«Etern-ailes», la stèle dédiée aux familles
Au Crématorium de Cannes, les parents endeuillés peuvent désormais se recueillir au jardin du souvenir. Il s’agit du second monument du département voué au deuil périnatal
Ils étaient là. Comme flottant au-dessus de la cérémonie. Ces jeunes êtres partis trop vite. Trop tôt. Le soleil était de plomb. Comme les coeurs. Serrés. Forcément touchés par le drame insondable de la perte d’un enfant. Au crématorium de Cannes, dans le jardin du souvenir créé il y a deux ans, la stèle Etern-ailes permet désormais aux parents confrontés au deuil périnatal de se recueillir. C’est l’artiste cannois Gregory Berben qui a imaginé et conçu cette sculpture de fer noir, élégante et sobre, qui laisse s’échapper vers le ciel des petits l comme autant de petits anges. « J’ai vécu il y a un an une naissance compliquée pour ma fille. J’aurais pu en avoir besoin, de cette stèle… » a-t-il expliqué, la gorge nouée par l’émotion.
« Voir représentés nos enfants »
Charline et Johan, jeune couple de Cannois, ont traversé cette terrible épreuve il y a trois semaines à peine. Ils tenaient à être là. « Cela n’enlève pas la peine, mais c’est bien. Cela permet de rendre hommage à notre fils même s’il a été inhumé », glissent-ils courageusement. Lysiane aussi a perdu un petit il y a trois ans.

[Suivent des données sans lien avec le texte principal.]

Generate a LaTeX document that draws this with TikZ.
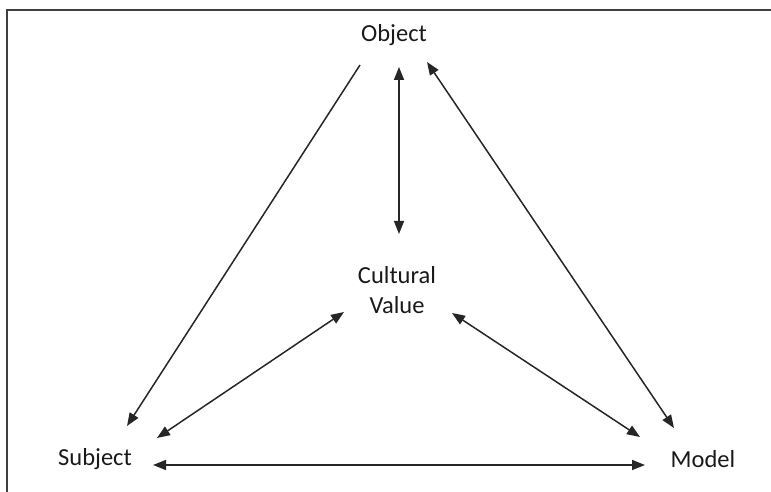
\documentclass[tikz,border=0pt]{standalone}
\usepackage{fontspec}
\setmainfont{Carlito}
\usetikzlibrary{arrows.meta,calc}
\begin{document}
\begin{tikzpicture}[x=1pt,y=1pt,
    lbl/.style={font=\fontsize{24.5}{30}\selectfont,align=center,text=black!90,inner sep=0pt},
    arr/.style={line width=1.5pt,draw=black!85,{Triangle[length=13pt,width=10pt]}-{Triangle[length=13pt,width=10pt]}},
    onearr/.style={line width=1.5pt,draw=black!85,-{Triangle[length=13pt,width=10pt]}}]
      \useasboundingbox (0,0) rectangle (771,492);
      \clip (0,0) rectangle (771,492);
      \draw[line width=1.4pt,black!75] (7,-20) rectangle (790,482);
      \draw
        (394,457) node[lbl] (obj){Object}
        (397,202) node[lbl] (cult){Cultural\\Value}
        (95,33) node[lbl] (subj){Subject}
        (703,33) node[lbl] (model){Model};
      \begin{scope}
        \draw[onearr] ($(obj)+(-34,-30)$) to ($(subj)+(32,33)$);
        \draw[arr] ($(obj)+(5,-32)$) to ($(cult)+(2,56)$);
        \draw[arr] ($(obj)+(33,-27)$) to ($(model)+(-29,31)$);
        \draw[arr] ($(cult)+(-53,-22)$) to ($(subj)+(62,21)$);
        \draw[arr] ($(cult)+(55,-23)$) to ($(model)+(-63,22)$);
        \draw[arr] ($(subj)+(58,-6)$) to ($(model)+(-58,-6)$);
      \end{scope}
    \end{tikzpicture}
\end{document}
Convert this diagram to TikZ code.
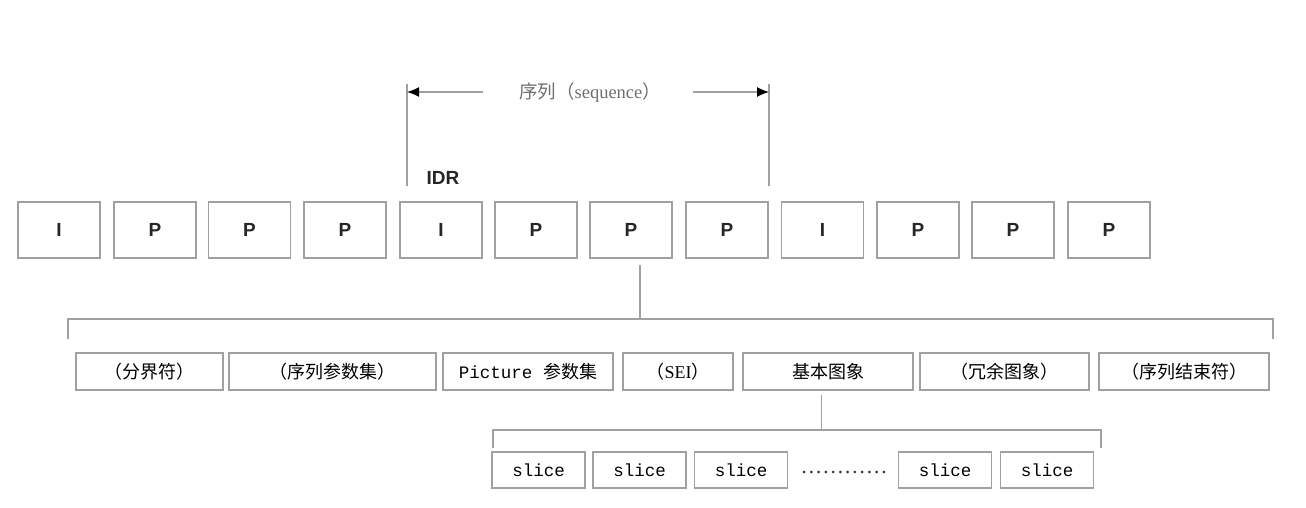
\documentclass[tikz,border=0pt]{standalone}
\usepackage{fontspec}
\setmainfont{Liberation Serif}
\setsansfont{Liberation Sans}
\setmonofont{Liberation Mono}
\newfontfamily\cjk{Noto Sans CJK SC}
\usetikzlibrary{arrows.meta,calc}
\definecolor{linegray}{RGB}{160,160,160}
\definecolor{labelgray}{RGB}{110,110,110}
\begin{document}
\begin{tikzpicture}[x=1pt,y=-1pt,
  frame/.style={draw=linegray,line width=1.3pt,inner sep=0pt,anchor=center},
  topbox/.style={frame,minimum width=82pt,minimum height=56pt,font=\sffamily\bfseries\fontsize{19}{19}\selectfont,text=black!85},
  rowbox/.style={frame,minimum height=37pt,font=\cjk\fontsize{18}{18}\selectfont},
  slicebox/.style={frame,minimum width=93pt,minimum height=36pt,font=\ttfamily\fontsize{17.5}{18}\selectfont},
  conn/.style={draw=linegray,line width=1.3pt},
  arr/.style={conn,-{Latex[length=12pt,width=10pt,black]}}]
\useasboundingbox (0,0) rectangle (1306,508);
% top row
\foreach \n/\x/\t in {1/59/I,2/155/P,3/249.5/P,4/345/P,5/441/I,6/536/P,7/631/P,8/727/P,9/822.5/I,10/918/P,11/1013/P,12/1109/P}
  \node[topbox] (p\n) at (\x,230) {\t};
\node[font=\sffamily\bfseries\fontsize{19}{19}\selectfont,text=black!85] (idr) at (443,178) {IDR};
% sequence marker
\coordinate (sl) at (407,84);
\coordinate (slb) at (407,186);
\coordinate (sr) at (769,84);
\coordinate (srb) at (769,186);
\node[text=labelgray,font=\fontsize{18.5}{19}\selectfont] (seq) at (590,93) {{\cjk 序列（}sequence{\cjk ）}};
\coordinate (al0) at (483,92);
\coordinate (al1) at (407,92);
\coordinate (ar0) at (693,92);
\coordinate (ar1) at (769,92);
\draw[conn] (sl) -- (slb);
\draw[conn] (sr) -- (srb);
\draw[arr] (al0) -- (al1);
\draw[arr] (ar0) -- (ar1);
% second row
\node[rowbox,minimum width=147pt] (a) at (149.5,371.5) {（分界符）};
\node[rowbox,minimum width=207pt] (b) at (332.5,371.5) {（序列参数集）};
\node[rowbox,minimum width=170pt] (c) at (528,371.5) {{\ttfamily\fontsize{17.5}{18}\selectfont Picture }参数集};
\node[rowbox,minimum width=110pt] (d) at (678,371.5) {（{\rmfamily\fontsize{18}{18}\selectfont SEI}）};
\node[rowbox,minimum width=170pt] (e) at (828,371.5) {基本图象};
\node[rowbox,minimum width=169pt] (f) at (1004.5,371.5) {（冗余图象）};
\node[rowbox,minimum width=170pt] (g) at (1184,371.5) {（序列结束符）};
% bracket 1
\coordinate (t1) at (640,265);
\coordinate (t2) at (640,319);
\coordinate (bl) at (68,319);
\coordinate (blb) at (68,339);
\coordinate (br) at (1273,319);
\coordinate (brb) at (1273,339);
\draw[conn] (t1) -- (t2);
\draw[conn] (blb) -- (bl) -- (br) -- (brb);
% slices
\node[slicebox] (s1) at (538.5,470) {slice};
\node[slicebox] (s2) at (639.5,470) {slice};
\node[slicebox] (s3) at (741,470) {slice};
\node[slicebox] (s4) at (945,470) {slice};
\node[slicebox] (s5) at (1047,470) {slice};
\foreach \i in {0,...,11}
  \fill[black!80] (804+\i*7.27,472) circle (1.5pt);
% bracket 2
\coordinate (u1) at (821.5,395);
\coordinate (u2) at (821.5,430);
\coordinate (cl) at (493,430);
\coordinate (clb) at (493,448);
\coordinate (cr) at (1101,430);
\coordinate (crb) at (1101,448);
\draw[conn] (u1) -- (u2);
\draw[conn] (clb) -- (cl) -- (cr) -- (crb);
\end{tikzpicture}
\end{document}
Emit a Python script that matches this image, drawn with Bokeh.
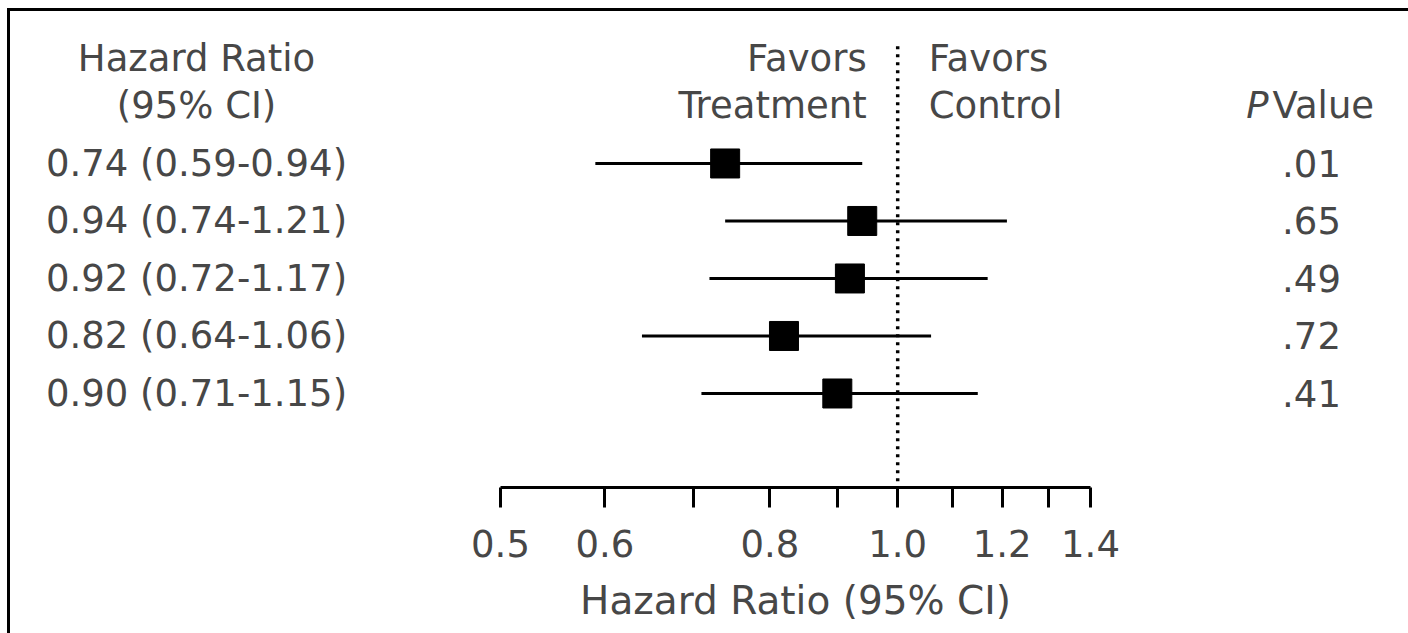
from bokeh.plotting import figure
from bokeh.models import Range1d, FixedTicker, NumeralTickFormatter, ColumnDataSource, Div
from bokeh.layouts import row, column
from bokeh.core.properties import value
from bokeh.embed import file_html
from bokeh.resources import INLINE

# ---- data -------------------------------------------------------------
hazard_ratio = [0.74, 0.94, 0.92, 0.82, 0.90]
ci_low = [0.59, 0.74, 0.72, 0.64, 0.71]
ci_high = [0.94, 1.21, 1.17, 1.06, 1.15]
p_values = [".01", ".65", ".49", ".72", ".41"]
rows = [1, 2, 3, 4, 5]

major_ticks = [0.5, 0.6, 0.8, 1.0, 1.2, 1.4]
minor_ticks = [0.7, 0.9, 1.1, 1.3]

ci_text = [f"{h:.2f} ({lo:.2f}-{hi:.2f})" for h, lo, hi in zip(hazard_ratio, ci_low, ci_high)]

# ---- shared layout settings --------------------------------------------
FONT = value("DejaVu Sans")
TEXT_COLOR = "#474747"
FS = "37px"
H = 620
BORDER_BOTTOM = 144
HEADER_Y = [-0.83, 0.0]          # two header lines above the first row
LINE_TOP = -1.04                  # top of the dotted null line

y_range = Range1d(6.635, -1.643)  # reversed: row 1 at the top

W_LEFT, W_MID, W_RIGHT = 372, 778, 248


def table_panel(width):
    f = figure(width=width, height=H, x_range=Range1d(0, width), y_range=y_range,
               output_backend="svg", toolbar_location=None,
               x_axis_location=None, y_axis_location=None,
               min_border_left=0, min_border_right=0,
               min_border_top=0, min_border_bottom=BORDER_BOTTOM)
    f.grid.visible = False
    f.outline_line_color = None
    return f


# ---- left table: hazard ratio (95% CI) ---------------------------------
left = table_panel(W_LEFT)
left.text(x=[186, 186], y=HEADER_Y, text=["Hazard Ratio", "(95% CI)"],
          text_font=FONT, text_font_size=FS, text_color=TEXT_COLOR,
          text_align="center", text_baseline="middle")
left.text(x=[186] * len(rows), y=rows, text=ci_text,
          text_font=FONT, text_font_size=FS, text_color=TEXT_COLOR,
          text_align="center", text_baseline="middle")

# ---- forest plot -------------------------------------------------------
mid = figure(width=W_MID, height=H, x_axis_type="log",
             x_range=Range1d(0.5, 1.4), y_range=y_range,
             output_backend="svg", toolbar_location=None,
             y_axis_location=None,
             min_border_left=118, min_border_right=70,
             min_border_top=0, min_border_bottom=BORDER_BOTTOM)
mid.grid.visible = False
mid.outline_line_color = None

src = ColumnDataSource(dict(hr=hazard_ratio, lo=ci_low, hi=ci_high, y=rows))

# null line at HR = 1
mid.line(x=[1.0, 1.0], y=[LINE_TOP, y_range.start], line_color="black",
         line_width=3.5, line_dash="3 5")

mid.segment(x0="lo", x1="hi", y0="y", y1="y", source=src,
            line_color="black", line_width=3)
mid.scatter(x="hr", y="y", source=src, marker="square", size=29,
            fill_color="black", line_color="black")

mid.text(x=[1.0, 1.0], y=HEADER_Y, text=["Favors", "Treatment"],
         x_offset=-31, text_font=FONT, text_font_size=FS,
         text_color=TEXT_COLOR, text_align="right", text_baseline="middle")
mid.text(x=[1.0, 1.0], y=HEADER_Y, text=["Favors", "Control"],
         x_offset=31, text_font=FONT, text_font_size=FS,
         text_color=TEXT_COLOR, text_align="left", text_baseline="middle")

ax = mid.xaxis[0]
ax.ticker = FixedTicker(ticks=major_ticks, minor_ticks=minor_ticks)
ax.formatter = NumeralTickFormatter(format="0.0")
ax.axis_line_width = 3
ax.major_tick_line_width = 3
ax.minor_tick_line_width = 3
ax.major_tick_in = 0
ax.minor_tick_in = 0
ax.major_tick_out = 20
ax.minor_tick_out = 20
ax.major_label_standoff = 22
ax.major_label_text_font = "DejaVu Sans"
ax.major_label_text_font_size = FS
ax.major_label_text_color = TEXT_COLOR
ax.axis_label = "Hazard Ratio (95% CI)"
ax.axis_label_standoff = 18
ax.axis_label_text_font = "DejaVu Sans"
ax.axis_label_text_font_size = "39px"
ax.axis_label_text_font_style = "normal"
ax.axis_label_text_color = TEXT_COLOR

# ---- right table: P values ---------------------------------------------
right = table_panel(W_RIGHT)
right.text(x=[108], y=[HEADER_Y[1]], text=["P"],
           text_font=FONT, text_font_size=FS, text_font_style="italic",
           text_color=TEXT_COLOR, text_align="right", text_baseline="middle")
right.text(x=[112], y=[HEADER_Y[1]], text=["Value"],
           text_font=FONT, text_font_size=FS,
           text_color=TEXT_COLOR, text_align="left", text_baseline="middle")
right.text(x=[151] * len(rows), y=rows, text=p_values,
           text_font=FONT, text_font_size=FS, text_color=TEXT_COLOR,
           text_align="center", text_baseline="middle")

# ---- open box: rules along the top and left edges ------------------------
box = Div(width=1, height=1, text=(
    '<div style="position:fixed; left:7px; top:8px; width:1600px; height:900px; '
    'border-top:3px solid black; border-left:3px solid black; '
    'pointer-events:none;"></div>'))

p = column(row(left, mid, right), box, margin=(11, 0, 0, 10))

open("out.html", "w").write(file_html(p, INLINE))
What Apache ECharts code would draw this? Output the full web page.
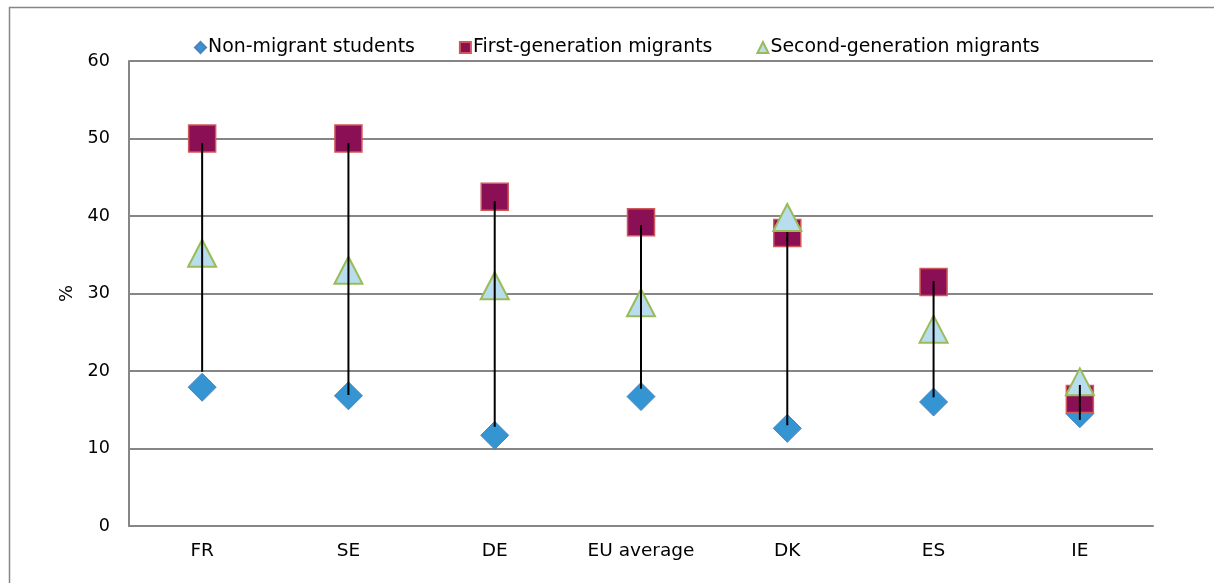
<!DOCTYPE html>
<html>
<head>
<meta charset="utf-8">
<script src="https://cdn.jsdelivr.net/npm/echarts@6/dist/echarts.min.js"></script>
<style>
  html, body { margin: 0; padding: 0; background: #fff; }
  #chart { width: 1214px; height: 583px; }
</style>
</head>
<body>
<div id="chart"></div>
<script>
var countries = ['FR', 'SE', 'DE', 'EU average', 'DK', 'ES', 'IE'];
var nonMigrant = [17.9, 16.8, 11.7, 16.7, 12.6, 16.0, 14.5];
var firstGen = [50.0, 50.0, 42.5, 39.2, 37.8, 31.5, 16.4];
var secondGen = [35.2, 33.0, 31.0, 28.8, 39.8, 25.4, 18.6];
// ends of the black range lines
var lineHigh = [49.4, 49.4, 41.9, 38.8, 37.9, 31.6, 18.2];
var lineLow = [19.9, 16.9, 12.8, 17.7, 13.0, 16.6, 13.7];

var rangeData = countries.map(function (c, i) { return [i, lineHigh[i], lineLow[i]]; });

var chart = echarts.init(document.getElementById('chart'));
var font = 'DejaVu Sans';

var option = {
  animation: false,
  textStyle: { fontFamily: font },
  graphic: [{
    type: 'rect',
    shape: { x: 9.5, y: 7.5, width: 1300, height: 700 },
    style: { fill: 'none', stroke: '#868686', lineWidth: 1.5 },
    silent: true
  }],
  legend: {
    top: 33,
    left: 189,
    itemWidth: 11,
    itemHeight: 11,
    itemGap: 44,
    textStyle: { fontFamily: font, fontSize: 18.9, color: '#000', padding: [0, 0, 0, -3] },
    data: [
      { name: 'Non-migrant students', icon: 'diamond' },
      { name: 'First-generation migrants', icon: 'rect' },
      { name: 'Second-generation migrants', icon: 'triangle' }
    ]
  },
  grid: { left: 129, right: 61, top: 61, bottom: 57 },
  xAxis: {
    type: 'category',
    data: countries,
    boundaryGap: true,
    axisTick: { show: false },
    axisLine: { lineStyle: { color: '#868686', width: 2 } },
    axisLabel: { color: '#000', fontSize: 18.5, margin: 16, fontFamily: font }
  },
  yAxis: {
    type: 'value',
    min: 0,
    max: 60,
    interval: 10,
    name: '%',
    nameLocation: 'middle',
    nameGap: 50,
    nameRotate: 90,
    nameTextStyle: { color: '#000', fontSize: 18, fontFamily: font },
    axisLine: { show: true, lineStyle: { color: '#868686', width: 2 } },
    axisTick: { show: false },
    axisLabel: { color: '#000', fontSize: 17.6, margin: 19, fontFamily: font },
    splitLine: { lineStyle: { color: '#868686', width: 2 } }
  },
  series: [
    {
      name: 'Non-migrant students',
      type: 'scatter',
      symbol: 'diamond',
      symbolSize: [28, 28],
      itemStyle: { color: '#3594D2', borderColor: '#4F81BD', borderWidth: 1, opacity: 1 },
      data: nonMigrant,
      z: 2
    },
    {
      name: 'First-generation migrants',
      type: 'scatter',
      symbol: 'rect',
      symbolSize: [27, 27],
      itemStyle: { color: '#8B0F54', borderColor: '#D0585A', borderWidth: 1.5, opacity: 1 },
      data: firstGen,
      z: 3
    },
    {
      name: 'Second-generation migrants',
      type: 'scatter',
      symbol: 'triangle',
      symbolSize: [28, 27],
      itemStyle: { color: '#B7DDEE', borderColor: '#9BBB59', borderWidth: 2, opacity: 1 },
      data: secondGen,
      z: 4
    },
    {
      name: 'range',
      type: 'custom',
      data: rangeData,
      z: 10,
      silent: true,
      renderItem: function (params, api) {
        var top = api.coord([api.value(0), api.value(1)]);
        var bot = api.coord([api.value(0), api.value(2)]);
        return {
          type: 'line',
          shape: { x1: top[0], y1: top[1], x2: bot[0], y2: bot[1] },
          style: { stroke: '#000', lineWidth: 2 }
        };
      }
    }
  ]
};
chart.setOption(option);
</script>
</body>
</html>
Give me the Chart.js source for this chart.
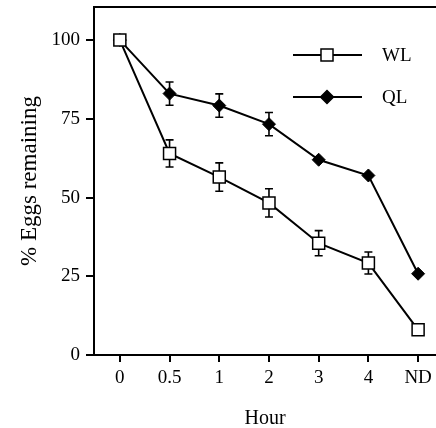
<!DOCTYPE html>
<html>
<head>
<meta charset="utf-8">
<script src="https://cdn.jsdelivr.net/npm/chart.js@4/dist/chart.umd.min.js"></script>
<style>
  html, body { margin: 0; padding: 0; background: #fff; overflow: hidden; }
  #wrap { width: 436px; height: 428px; overflow: hidden; position: relative; }
  /* line charts keep 10px round the plot for the markers; shift it so the frame runs off the right edge */
  #chart { position: absolute; left: 0; top: -3px; }
</style>
</head>
<body>
<div id="wrap"><canvas id="chart" width="446" height="431"></canvas></div>
<script>
const hours = ["0", "0.5", "1", "2", "3", "4", "ND"];
const wl = [100, 64, 56.5, 48.3, 35.5, 29.2, 8];
const wlErr = [0, 4.3, 4.5, 4.5, 4, 3.5, 0];
const ql = [100, 83, 79.2, 73.3, 62, 57, 25.8];
const qlErr = [0, 3.7, 3.7, 3.7, 0, 0, 0];
const yTicks = [0, 25, 50, 75, 100];

const FONT = "'Liberation Serif', 'DejaVu Serif', serif";

// error bars go under the markers, frame top + legend on top
const extras = {
  id: "extras",
  beforeDatasetsDraw(chart) {
    const c = chart.ctx, xs = chart.scales.x, ys = chart.scales.y;
    c.save();
    c.strokeStyle = "#000";
    c.lineWidth = 1.6;
    [[wl, wlErr], [ql, qlErr]].forEach(([vals, errs]) => {
      vals.forEach((v, i) => {
        if (!errs[i]) return;
        const x = xs.getPixelForValue(i);
        const t = ys.getPixelForValue(v + errs[i]);
        const b = ys.getPixelForValue(v - errs[i]);
        c.beginPath();
        c.moveTo(x, t); c.lineTo(x, b);
        c.moveTo(x - 4, t); c.lineTo(x + 4, t);
        c.moveTo(x - 4, b); c.lineTo(x + 4, b);
        c.stroke();
      });
    });
    c.restore();
  },
  afterDraw(chart) {
    const c = chart.ctx, a = chart.chartArea;
    c.save();
    c.strokeStyle = "#000";
    c.lineWidth = 2;
    c.beginPath();
    c.moveTo(a.left, a.top); c.lineTo(a.right, a.top);
    c.stroke();

    // legend (canvas y is 3px below page y)
    const items = [
      { label: "WL", y: 58, style: "rect", fill: "#fff", r: 8.5 },
      { label: "QL", y: 100, style: "rectRot", fill: "#000", r: 6.5 }
    ];
    items.forEach(it => {
      c.lineWidth = 2;
      c.beginPath();
      c.moveTo(293, it.y); c.lineTo(362, it.y);
      c.stroke();
      c.fillStyle = it.fill;
      c.lineWidth = 1.5;
      Chart.helpers.drawPoint(c, { pointStyle: it.style, radius: it.r, borderWidth: 1.5 }, 327, it.y);
      c.fillStyle = "#000";
      c.font = "19px " + FONT;
      c.textBaseline = "middle";
      c.fillText(it.label, 382, it.y + 1);
    });
    c.restore();
  }
};

new Chart(document.getElementById("chart"), {
  type: "line",
  data: {
    datasets: [
      {
        label: "WL",
        data: wl.map((v, i) => ({ x: i, y: v })),
        borderColor: "#000",
        borderWidth: 2,
        pointStyle: "rect",
        pointRadius: 8.5,
        pointBackgroundColor: "#fff",
        pointBorderColor: "#000",
        pointBorderWidth: 1.5
      },
      {
        label: "QL",
        data: ql.map((v, i) => ({ x: i, y: v })),
        borderColor: "#000",
        borderWidth: 2,
        pointStyle: "rectRot",
        pointRadius: 6.5,
        pointBackgroundColor: "#000",
        pointBorderColor: "#000",
        pointBorderWidth: 1
      }
    ]
  },
  options: {
    responsive: false,
    animation: false,
    layout: { padding: 0 },
    plugins: { legend: { display: false }, tooltip: { enabled: false } },
    elements: { line: { tension: 0 } },
    scales: {
      x: {
        type: "linear",
        min: -0.52,
        max: 6.36,
        afterBuildTicks: s => { s.ticks = hours.map((h, i) => ({ value: i })); },
        afterFit: s => { s.height = 73; s.paddingLeft = 0; s.paddingRight = 0; },
        ticks: {
          callback: v => hours[v],
          color: "#000",
          font: { family: FONT, size: 19 },
          padding: 5,
          maxRotation: 0,
          autoSkip: false
        },
        grid: { drawOnChartArea: false, drawTicks: true, tickLength: 7, color: "#000", lineWidth: 2 },
        border: { color: "#000", width: 2 },
        title: { display: true, text: "Hour", color: "#000", font: { family: FONT, size: 20 }, padding: { top: 20, bottom: -3 } }
      },
      y: {
        min: 0,
        max: 110.5,
        afterBuildTicks: s => { s.ticks = yTicks.map(v => ({ value: v })); },
        afterFit: s => { s.width = 94; s.paddingTop = 0; s.paddingBottom = 0; },
        ticks: {
          color: "#000",
          font: { family: FONT, size: 19 },
          padding: 6
        },
        grid: { drawOnChartArea: false, drawTicks: true, tickLength: 8, color: "#000", lineWidth: 2 },
        border: { color: "#000", width: 2 },
        title: { display: true, text: "% Eggs remaining", color: "#000", font: { family: FONT, size: 23 }, padding: { top: 16, bottom: 6 } }
      }
    }
  },
  plugins: [extras]
});
</script>
</body>
</html>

Né trop prématurément. « C’est important que dans les cimetières, on puisse représenter nos enfants », confie-t-elle, aujourd’hui maman d’un petit Daniel, en poussette. « Pour ce travail de deuil, de mémoire, il est nécessaire d’accompagner ces familles. Par le dialogue. Par l’art », a déclaré, touché, le maire David Lisnard, en père de famille. Après celle du crématorium de Nice imaginée par Moya, la stèle des bébés de Cannes est la seconde du département. Son installation a été concrétisée grâce à l’association Nos tout-petits de Nice, créée en 2012, qui rassemble 200 familles concernées dans les AM. La stèle cannoise a été son cheval de bataille depuis trois ans. «Le deuil d’un petit, ce n’est pas un petit deuil, c’est le deuil de l’avenir, du futur, et des projets qui vont avec. C’est très important de reconnaître ce deuil d’un point de vue sociétal. Car les gens en minimisent souvent l’impact», a indiqué Isabelle De Jesus, vice-présidente de l’association et gynécologue obstétricienne à l’hôpital de Cannes.
La bataille de la filiation
D’autres combats sont à venir. Comme la filiation. « Depuis 2009, les enfants décédés in utero peuvent être inscrits au livret de famille, mais ils ne bénéficient pas de la filiation, c’est-à-dire qu’ils n’ont pas de nom, juste un prénom. C’est un travail de longue haleine avec des implications législatives. » Autre bataille, la prise en charge de la crémation des enfants morts in utero. « Elle est réalisée avec d’autres pièces anatomiques. Notre objectif, c’est de pouvoir obtenir une crémation collective de bébés décédés. » Dans ces drames, l’accompagnement des parents mais aussi du personnel hospitalier est essentiel. Cette association aide les premiers via des groupes de parole et mène des formations auprès des seconds dans les maternités.